• **Given material**
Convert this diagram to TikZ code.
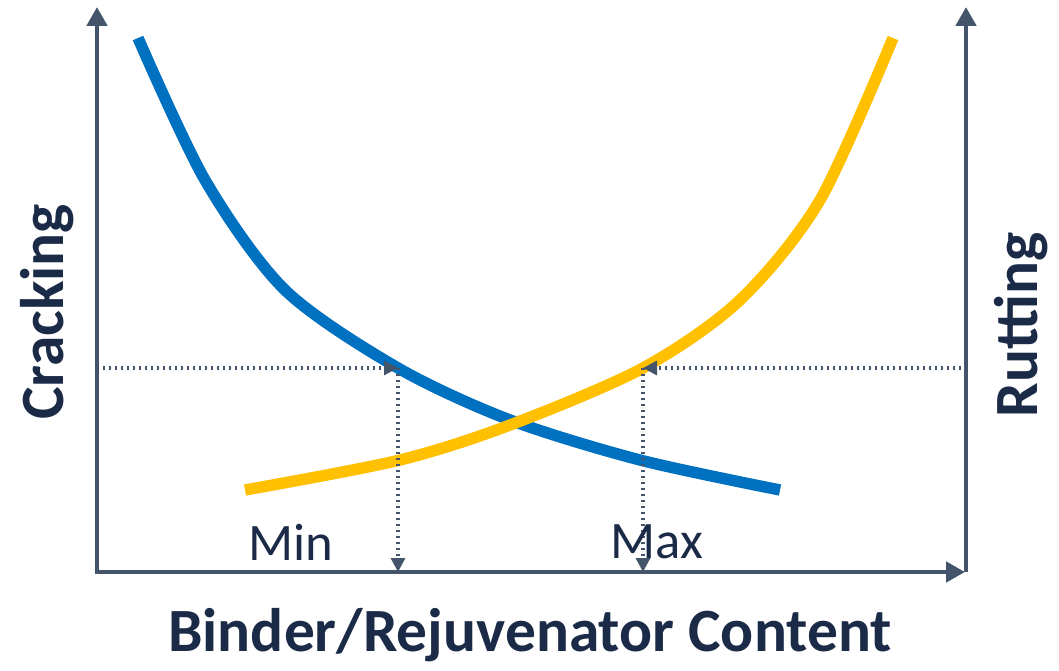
\documentclass[tikz,border=0pt]{standalone}
\usepackage{fontspec}
\setmainfont{Carlito}
\usepackage{xcolor}
\definecolor{axisgray}{HTML}{44546A}
\definecolor{crackblue}{HTML}{0070C0}
\definecolor{rutyellow}{HTML}{FFC000}
\definecolor{labelnavy}{HTML}{1B2A47}
\usepackage{tikz}
\usetikzlibrary{arrows.meta}

\tikzset{
    axisline/.style={draw=axisgray, line width=2.8pt, -{Triangle[width=0.4cm,length=0.38cm]}},
    guideline/.style={draw=axisgray, line width=1.8pt, dash pattern=on 0.05cm off 0.07cm, -{Triangle[width=0.28cm,length=0.28cm]}},
    curveline/.style={line width=6.5pt, smooth},
    axislabel/.style={text=labelnavy, font=\bfseries\fontsize{35}{40}\selectfont},
    marklabel/.style={text=labelnavy, font=\fontsize{30}{34}\selectfont}
}

\begin{document}
\begin{tikzpicture}[x=0.02cm, y=0.02cm]
            \useasboundingbox (-97, -98) rectangle (962, 572);

            % axes
            \coordinate (origin) at (0, 0);
            \coordinate (ytop) at (0, 565);
            \coordinate (xend) at (868, 0);
            \coordinate (rbase) at (869, 0);
            \coordinate (rtop) at (869, 565);
            \draw[axisline] (origin) -- (ytop);
            \draw[axisline] (rbase) -- (rtop);
            \draw[axisline] ([xshift=-1.4pt]origin) -- (xend);

            % the two curves
            \draw[curveline, crackblue] plot coordinates {(41,534) (108,392) (188,282) (301,204) (413,152) (543,112) (683,82)};
            \draw[curveline, rutyellow] plot coordinates {(148,82) (303,112) (413,147) (546,204) (643,272) (723,372) (796,534)};

            % read-off lines
            \coordinate (lefthit) at (6, 204);
            \coordinate (righthit) at (864, 204);
            \coordinate (minpt) at (301, 204);
            \coordinate (maxpt) at (546, 204);
            \coordinate (minfoot) at (301, 0);
            \coordinate (maxfoot) at (546, 0);
            \draw[guideline] (lefthit) -- (minpt);
            \draw[guideline] (minpt) -- (minfoot);
            \draw[guideline] (righthit) -- (maxpt);
            \draw[guideline] (maxpt) -- (maxfoot);

            \node[marklabel] (minlbl) at (194, 30) {Min};
            \node[marklabel] (maxlbl) at (560, 30) {Max};

            \node[axislabel, rotate=90] (cracking) at (-50, 260) {Cracking};
            \node[axislabel, rotate=90] (rutting) at (924, 247) {Rutting};
            \node[axislabel] (content) at (433, -63) {Binder/Rejuvenator Content};
        \end{tikzpicture}
\end{document}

• **What the task requires**
From the first line above down to the line with "([xshift=-1.4pt]origin) -- (xend);", reproduce every line and no others, omitting pictures.

• **Result of the task**
Convert this diagram to TikZ code.
\documentclass[tikz,border=0pt]{standalone}
\usepackage{fontspec}
\setmainfont{Carlito}
\usepackage{xcolor}
\definecolor{axisgray}{HTML}{44546A}
\definecolor{crackblue}{HTML}{0070C0}
\definecolor{rutyellow}{HTML}{FFC000}
\definecolor{labelnavy}{HTML}{1B2A47}
\usepackage{tikz}
\usetikzlibrary{arrows.meta}

\tikzset{
    axisline/.style={draw=axisgray, line width=2.8pt, -{Triangle[width=0.4cm,length=0.38cm]}},
    guideline/.style={draw=axisgray, line width=1.8pt, dash pattern=on 0.05cm off 0.07cm, -{Triangle[width=0.28cm,length=0.28cm]}},
    curveline/.style={line width=6.5pt, smooth},
    axislabel/.style={text=labelnavy, font=\bfseries\fontsize{35}{40}\selectfont},
    marklabel/.style={text=labelnavy, font=\fontsize{30}{34}\selectfont}
}

\begin{document}
\begin{tikzpicture}[x=0.02cm, y=0.02cm]
            \useasboundingbox (-97, -98) rectangle (962, 572);

            % axes
            \coordinate (origin) at (0, 0);
            \coordinate (ytop) at (0, 565);
            \coordinate (xend) at (868, 0);
            \coordinate (rbase) at (869, 0);
            \coordinate (rtop) at (869, 565);
            \draw[axisline] (origin) -- (ytop);
            \draw[axisline] (rbase) -- (rtop);
            \draw[axisline] ([xshift=-1.4pt]origin) -- (xend);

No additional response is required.